Bridget Anderson is Director of Migration Mobilities Bristol. Her interests include citizenship, nationalism and immigration enforcement (including ‘trafficking’). Although now an academic, after her undergraduate degree Bridget worked with undocumented migrant domestic workers, and she has worked closely with migrants’ organisations, trades unions and legal practitioners at local, national and international level. This contributes to her scepticism about ‘integration’ which often stigmatises ‘migrants’ and BAME people. She sees this project as an opportunity to learn from the ways that differently excluded people – low waged, disabled, migrant – resist exclusion, and to see how to make connections between them.
David is leading the spatial work package. He has a background working on urban problems and trying to understand how the place in which you live impacts your experiences and achievements. He also has a long standing research interest in segregation and exploring how cities develop and what leads to segregation between communities. He has spent a large amount of his work time recently trying to understand how these questions play out in different national contexts beyond the UK, specifically in The Netherlands and Sweden, but also looking at Japan and the US. In the context of this project he is looking forward to unpacking some of the issues related to his work more locally in and around Bristol.
Therese O’Toole is Reader in Sociology at the University of Bristol and a member of the Centre for the Study of Ethnicity and Citizenship, where she works on governance and political and civic engagement among minority ethnic and religious groups. She led a major ESRC/AHRC study of Muslim Participation in Contemporary Governance that examined the impact of the Prevent agenda on state-Muslim engagement in the UK at the national level and in 3 local case-study areas: Birmingham, Leicester and Tower Hamlets, and an AHRC Connected Communities study of the local implementation of Prevent and its impact on Muslim civic engagement in Bristol. Recent publications include: Countering Extremism in British Schools? The Truth about the Birmingham Trojan Horse Affair, ‘Governing Through Prevent: Regulation and Contested Practice in State-Muslim Engagement’ and ‘Acts and Practices of Citizenship: Muslim Women’s Activism in the UK’.
Natalie Hyacinth is a Senior Research Associate on the project. Her interest in integration connects with her research on the music and sound of diasporic cultures, particularly music that emerges from underground electronic scenes.
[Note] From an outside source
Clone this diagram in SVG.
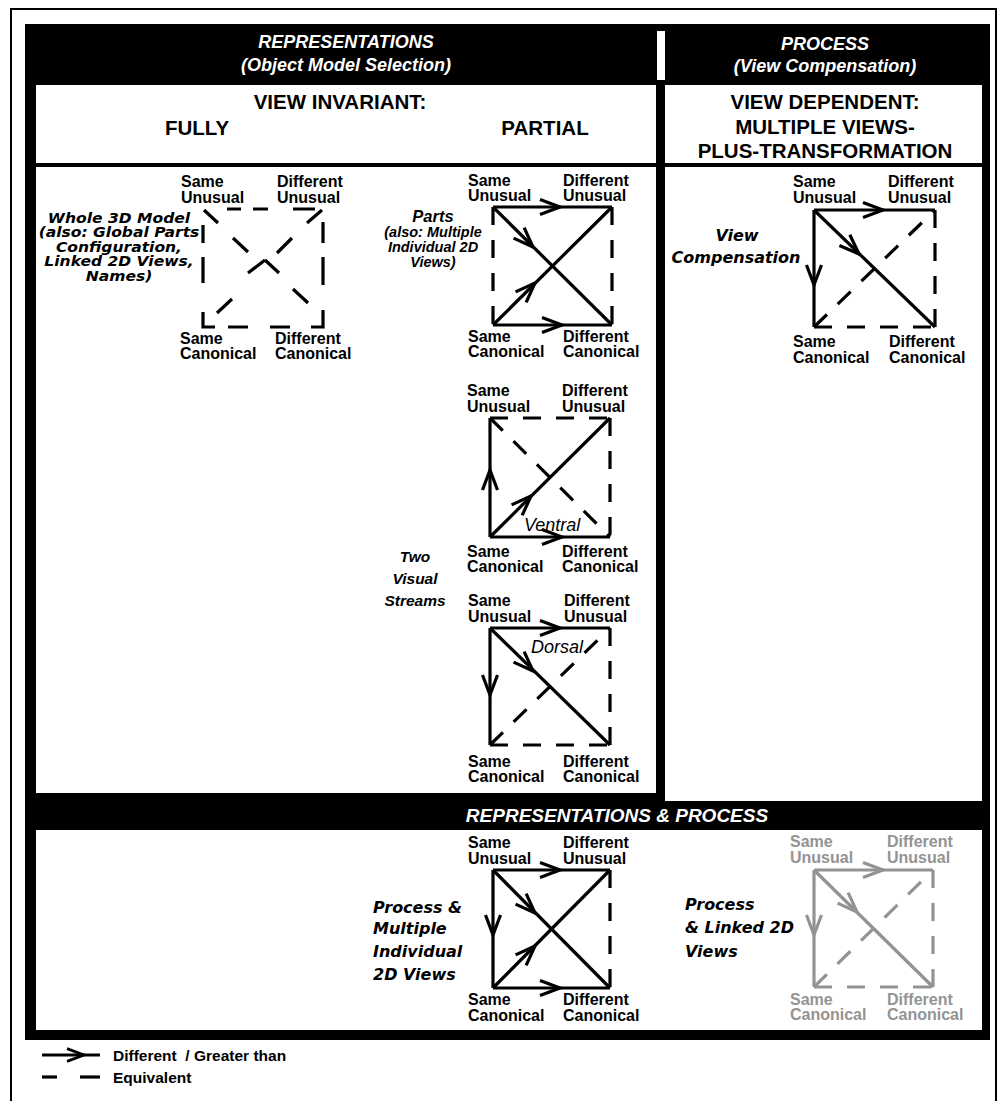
<svg xmlns="http://www.w3.org/2000/svg" width="1002" height="1101" viewBox="0 0 1002 1101">
<style>
.lbl{font-family:"Liberation Sans",Arial,sans-serif;font-weight:bold;font-size:16px;fill:#000}
.gray .lbl{fill:#939393}
.hd{font-family:"Liberation Sans",Arial,sans-serif;font-weight:bold;font-size:20.5px;text-anchor:middle;fill:#000}
.hi{font-family:"Liberation Sans",Arial,sans-serif;font-weight:bold;font-style:italic;font-size:18px;fill:#fff;text-anchor:middle}
.side{font-family:"DejaVu Sans",sans-serif;font-weight:bold;font-style:oblique;font-size:16px;fill:#000}
.wide{font-size:14px}
.it{font-family:"Liberation Sans",Arial,sans-serif;font-weight:bold;font-style:italic;font-size:15.5px;fill:#000}
.mid{text-anchor:middle}
.stream{font-family:"Liberation Sans",Arial,sans-serif;font-style:italic;font-size:18px;fill:#000}
.leg{font-family:"Liberation Sans",Arial,sans-serif;font-weight:bold;font-size:15.5px;fill:#000}
.s{stroke:#000;stroke-width:3.2;fill:none}
.d{stroke:#000;stroke-width:3.2;fill:none;stroke-dasharray:18 15}
.ch{stroke:#000;stroke-width:3.2;fill:none}
.g .s,.g .d,.g .ch{stroke:#939393}
</style>
<defs>
<path id="chev" d="M-20,-7.5 L0,0 L-20,7.5"/>
</defs>

<g id="frame">
<path d="M11,1101 V9 H996 V1101" fill="none" stroke="#000" stroke-width="2"/>
<rect x="25" y="24" width="965" height="1016" fill="#000"/>
<rect x="657" y="31" width="8" height="49" fill="#fff"/>
<rect x="36" y="85" width="620" height="78" fill="#fff"/>
<rect x="36" y="167" width="620" height="626" fill="#fff"/>
<rect x="665" y="85" width="317" height="78" fill="#fff"/>
<rect x="665" y="167" width="317" height="634" fill="#fff"/>
<rect x="36" y="830" width="946" height="200" fill="#fff"/>
</g>

<g id="headers">
<text class="hi" x="346" y="48">REPRESENTATIONS</text>
<text class="hi" x="346" y="71">(Object Model Selection)</text>
<text class="hi" x="825" y="50">PROCESS</text>
<text class="hi" x="825" y="72">(View Compensation)</text>
<text class="hd" x="340" y="109">VIEW INVARIANT:</text>
<text class="hd" x="197" y="135">FULLY</text>
<text class="hd" x="545" y="135">PARTIAL</text>
<text class="hd" x="825" y="109">VIEW DEPENDENT:</text>
<text class="hd" x="825" y="134">MULTIPLE VIEWS-</text>
<text class="hd" x="825" y="158">PLUS-TRANSFORMATION</text>
<text class="hi" x="617" y="822" style="font-size:19px">REPRESENTATIONS &amp; PROCESS</text>
</g>

<g id="side-labels">
<g transform="translate(119,0) scale(1.11,1)">
<text class="side wide mid" x="0"><tspan x="0" y="223">Whole 3D Model</tspan><tspan x="0" y="237.5">(also: Global Parts</tspan><tspan x="0" y="252">Configuration,</tspan><tspan x="0" y="266.5">Linked 2D Views,</tspan><tspan x="0" y="281">Names)</tspan></text>
</g>
<text class="it mid" x="433"><tspan x="433" y="222" style="font-size:16.5px">Parts</tspan><tspan x="433" y="237" style="font-size:14.5px">(also: Multiple</tspan><tspan x="433" y="252" style="font-size:14.5px">Individual 2D</tspan><tspan x="433" y="267" style="font-size:14.5px">Views)</tspan></text>
<text class="it mid" x="415"><tspan x="415" y="562">Two</tspan><tspan x="415" y="584">Visual</tspan><tspan x="415" y="606">Streams</tspan></text>
<text class="side mid" x="737"><tspan x="737" y="241">View</tspan><tspan x="736" y="263">Compensation</tspan></text>
<text class="side" x="373"><tspan x="373" y="913">Process &amp;</tspan><tspan x="373" y="934">Multiple</tspan><tspan x="373" y="957">Individual</tspan><tspan x="373" y="980">2D Views</tspan></text>
<text class="side" x="685"><tspan x="685" y="910">Process</tspan><tspan x="685" y="933">&amp; Linked 2D</tspan><tspan x="685" y="957">Views</tspan></text>
<text class="stream" x="524" y="531">Ventral</text>
<text class="stream" x="531" y="653">Dorsal</text>
</g>

<g id="nodes">
<g id="d1-labels">
<g id="d1-su"><text class="lbl"><tspan x="181" y="187">Same</tspan><tspan x="181" y="203">Unusual</tspan></text></g>
<g id="d1-du"><text class="lbl"><tspan x="277" y="187">Different</tspan><tspan x="277" y="203">Unusual</tspan></text></g>
<g id="d1-sc"><text class="lbl"><tspan x="180" y="344">Same</tspan><tspan x="180" y="359">Canonical</tspan></text></g>
<g id="d1-dc"><text class="lbl"><tspan x="275" y="344">Different</tspan><tspan x="275" y="359">Canonical</tspan></text></g>
</g>
<g id="d2-labels">
<g id="d2-su"><text class="lbl"><tspan x="468" y="186">Same</tspan><tspan x="468" y="201">Unusual</tspan></text></g>
<g id="d2-du"><text class="lbl"><tspan x="563" y="186">Different</tspan><tspan x="563" y="201">Unusual</tspan></text></g>
<g id="d2-sc"><text class="lbl"><tspan x="468" y="342">Same</tspan><tspan x="468" y="357">Canonical</tspan></text></g>
<g id="d2-dc"><text class="lbl"><tspan x="563" y="342">Different</tspan><tspan x="563" y="357">Canonical</tspan></text></g>
</g>
<g id="d3-labels">
<g id="d3-su"><text class="lbl"><tspan x="467" y="396">Same</tspan><tspan x="467" y="412">Unusual</tspan></text></g>
<g id="d3-du"><text class="lbl"><tspan x="562" y="396">Different</tspan><tspan x="562" y="412">Unusual</tspan></text></g>
<g id="d3-sc"><text class="lbl"><tspan x="467" y="557">Same</tspan><tspan x="467" y="572">Canonical</tspan></text></g>
<g id="d3-dc"><text class="lbl"><tspan x="562" y="557">Different</tspan><tspan x="562" y="572">Canonical</tspan></text></g>
</g>
<g id="d4-labels">
<g id="d4-su"><text class="lbl"><tspan x="468" y="606">Same</tspan><tspan x="468" y="622">Unusual</tspan></text></g>
<g id="d4-du"><text class="lbl"><tspan x="564" y="606">Different</tspan><tspan x="564" y="622">Unusual</tspan></text></g>
<g id="d4-sc"><text class="lbl"><tspan x="468" y="767">Same</tspan><tspan x="468" y="782">Canonical</tspan></text></g>
<g id="d4-dc"><text class="lbl"><tspan x="563" y="767">Different</tspan><tspan x="563" y="782">Canonical</tspan></text></g>
</g>
<g id="d5-labels">
<g id="d5-su"><text class="lbl"><tspan x="793" y="187">Same</tspan><tspan x="793" y="203">Unusual</tspan></text></g>
<g id="d5-du"><text class="lbl"><tspan x="888" y="187">Different</tspan><tspan x="888" y="203">Unusual</tspan></text></g>
<g id="d5-sc"><text class="lbl"><tspan x="793" y="347">Same</tspan><tspan x="793" y="363">Canonical</tspan></text></g>
<g id="d5-dc"><text class="lbl"><tspan x="889" y="347">Different</tspan><tspan x="889" y="363">Canonical</tspan></text></g>
</g>
<g id="d6-labels">
<g id="d6-su"><text class="lbl"><tspan x="468" y="848">Same</tspan><tspan x="468" y="864">Unusual</tspan></text></g>
<g id="d6-du"><text class="lbl"><tspan x="563" y="848">Different</tspan><tspan x="563" y="864">Unusual</tspan></text></g>
<g id="d6-sc"><text class="lbl"><tspan x="468" y="1005">Same</tspan><tspan x="468" y="1021">Canonical</tspan></text></g>
<g id="d6-dc"><text class="lbl"><tspan x="563" y="1005">Different</tspan><tspan x="563" y="1021">Canonical</tspan></text></g>
</g>
<g id="d7-labels" class="gray">
<g id="d7-su"><text class="lbl"><tspan x="790" y="847">Same</tspan><tspan x="790" y="863">Unusual</tspan></text></g>
<g id="d7-du"><text class="lbl"><tspan x="887" y="847">Different</tspan><tspan x="887" y="863">Unusual</tspan></text></g>
<g id="d7-sc"><text class="lbl"><tspan x="790" y="1005">Same</tspan><tspan x="790" y="1020">Canonical</tspan></text></g>
<g id="d7-dc"><text class="lbl"><tspan x="887" y="1005">Different</tspan><tspan x="887" y="1020">Canonical</tspan></text></g>
</g>
</g>

<g id="connectors">
<g id="d1">
<path class="s" d="M227,209 H241 M253,209 H268 M293,209 H315"/>
<path class="s" d="M203,225 V243 M203,257 V283 M203,312 V327 H215"/>
<path class="s" d="M228,327 H248 M270,327 H290 M311,327 H323 V310"/>
<path class="s" d="M323,222 V243 M323,257 V285"/>
<path class="s" d="M204,210 L218,223 M233,238 L248,252 M265,260 L279,273 M293,289 L308,303"/>
<path class="s" d="M217,313 L232,299 M248,273 L265,260 M277,253 L292,238 M307,223 L322,210"/>
</g>
<g id="d2">
<line class="s" x1="493" y1="207" x2="612" y2="207"/>
<line class="s" x1="493" y1="325" x2="612" y2="325"/>
<line class="d" x1="493" y1="207" x2="493" y2="325"/>
<line class="d" x1="612" y1="207" x2="612" y2="325"/>
<line class="s" x1="493" y1="207" x2="612" y2="325"/>
<line class="s" x1="493" y1="325" x2="612" y2="207"/>
<use href="#chev" class="ch" transform="translate(560,207)"/>
<use href="#chev" class="ch" transform="translate(562,325)"/>
<use href="#chev" class="ch" transform="translate(533,247) rotate(45)"/>
<use href="#chev" class="ch" transform="translate(535,283) rotate(-45)"/>
</g>
<g id="d3">
<line class="s" x1="490" y1="418" x2="490" y2="537"/>
<line class="s" x1="490" y1="537" x2="610" y2="537"/>
<line class="s" x1="490" y1="537" x2="610" y2="418"/>
<line class="d" x1="490" y1="418" x2="610" y2="418"/>
<line class="d" x1="610" y1="418" x2="610" y2="537"/>
<line class="d" x1="490" y1="418" x2="610" y2="537"/>
<use href="#chev" class="ch" transform="translate(490,470) rotate(-90)"/>
<use href="#chev" class="ch" transform="translate(562,537)"/>
<use href="#chev" class="ch" transform="translate(531,496) rotate(-45)"/>
</g>
<g id="d4">
<line class="s" x1="490" y1="628" x2="610" y2="628"/>
<line class="s" x1="490" y1="628" x2="490" y2="745"/>
<line class="s" x1="490" y1="628" x2="610" y2="745"/>
<line class="d" x1="610" y1="628" x2="610" y2="745"/>
<line class="d" x1="490" y1="745" x2="610" y2="745"/>
<line class="d" x1="490" y1="745" x2="610" y2="628"/>
<use href="#chev" class="ch" transform="translate(560,628)"/>
<use href="#chev" class="ch" transform="translate(490,695) rotate(90)"/>
<use href="#chev" class="ch" transform="translate(533,671) rotate(45)"/>
</g>
<g id="d5">
<line class="s" x1="814" y1="210" x2="935" y2="210"/>
<line class="s" x1="814" y1="210" x2="814" y2="327"/>
<line class="s" x1="814" y1="210" x2="935" y2="327"/>
<line class="d" x1="935" y1="210" x2="935" y2="327"/>
<line class="d" x1="814" y1="327" x2="935" y2="327"/>
<line class="d" x1="814" y1="327" x2="935" y2="210"/>
<use href="#chev" class="ch" transform="translate(883,210)"/>
<use href="#chev" class="ch" transform="translate(814,285) rotate(90)"/>
<use href="#chev" class="ch" transform="translate(859,254) rotate(44)"/>
</g>
<g id="d6">
<line class="s" x1="493" y1="870" x2="610" y2="870"/>
<line class="s" x1="493" y1="870" x2="493" y2="988"/>
<line class="s" x1="493" y1="988" x2="610" y2="988"/>
<line class="s" x1="493" y1="870" x2="610" y2="988"/>
<line class="s" x1="493" y1="988" x2="610" y2="870"/>
<line class="d" x1="610" y1="870" x2="610" y2="988"/>
<use href="#chev" class="ch" transform="translate(560,870)"/>
<use href="#chev" class="ch" transform="translate(493,935) rotate(90)"/>
<use href="#chev" class="ch" transform="translate(535,913) rotate(45)"/>
<use href="#chev" class="ch" transform="translate(535,946) rotate(-45)"/>
<use href="#chev" class="ch" transform="translate(560,988)"/>
</g>
<g id="d7" class="g">
<line class="s" x1="814" y1="870" x2="933" y2="870"/>
<line class="s" x1="814" y1="870" x2="814" y2="987"/>
<line class="s" x1="814" y1="870" x2="933" y2="987"/>
<line class="d" x1="933" y1="870" x2="933" y2="987"/>
<line class="d" x1="814" y1="987" x2="933" y2="987"/>
<line class="d" x1="814" y1="987" x2="933" y2="870"/>
<use href="#chev" class="ch" transform="translate(883,870)"/>
<use href="#chev" class="ch" transform="translate(814,935) rotate(90)"/>
<use href="#chev" class="ch" transform="translate(857,912) rotate(45)"/>
</g>
</g>

<g id="legend">
<line class="s" x1="42" y1="1055" x2="100" y2="1055"/>
<use href="#chev" class="ch" transform="translate(84,1055) scale(0.85)"/>
<text class="leg" x="113" y="1061">Different&#160; / Greater than</text>
<line class="s" x1="42" y1="1077" x2="57" y2="1077"/>
<line class="s" x1="80" y1="1077" x2="100" y2="1077"/>
<text class="leg" x="113" y="1083">Equivalent</text>
</g>
</svg>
Bristol is the ideal setting for these interests, being a city with a rich and varied musical heritage that produced several innovative bass music genres in the 1990s, such as trip hop, drum & bass and jungle. The ways in which music is practiced in the city, such as its unique ability to unite, but also to marginalise, are some of the themes that Natalie is interested in exploring in relation to integration. As a newcomer to Bristol, Natalie is looking forward to exploring these topics in the forms of participatory research and social justice.
Lindsay helps with the administration of the project. She has a background in academic research, with a PhD in Music and Film, and is interested in the role of art and culture in practices and experiences of integration. Whilst working towards her PhD Lindsay worked in Bristol Central Library where she learned lots about Bristol and Bristolians from the everyday interactions and exchanges that she experienced with people from across the city. This experience taught her much about the benefits of integration as well as some of the barriers faced. Lindsay sees this project as an opportunity to learn more about local, community-led practices of integration in Bristol and to work collaboratively with organisations across the city.
Ying Wang is a Research Associate on the project. She has a background in urban geography and her interest in integration connects with her research on the social and spatial process of social mix and social segregation. As a newcomer to Bristol (and the UK), integration becomes part of Ying’s daily life – both ordinary life and academic life. Ying has observed and experienced how different groups of people (not just migrants and BAME people) are trying to get along with each other and get involved in their communities and their cities. Ying sees this project as an opportunity to explore existing and develop new ways of integration that happen interactively in our everyday life – globally and in the local context of Bristol.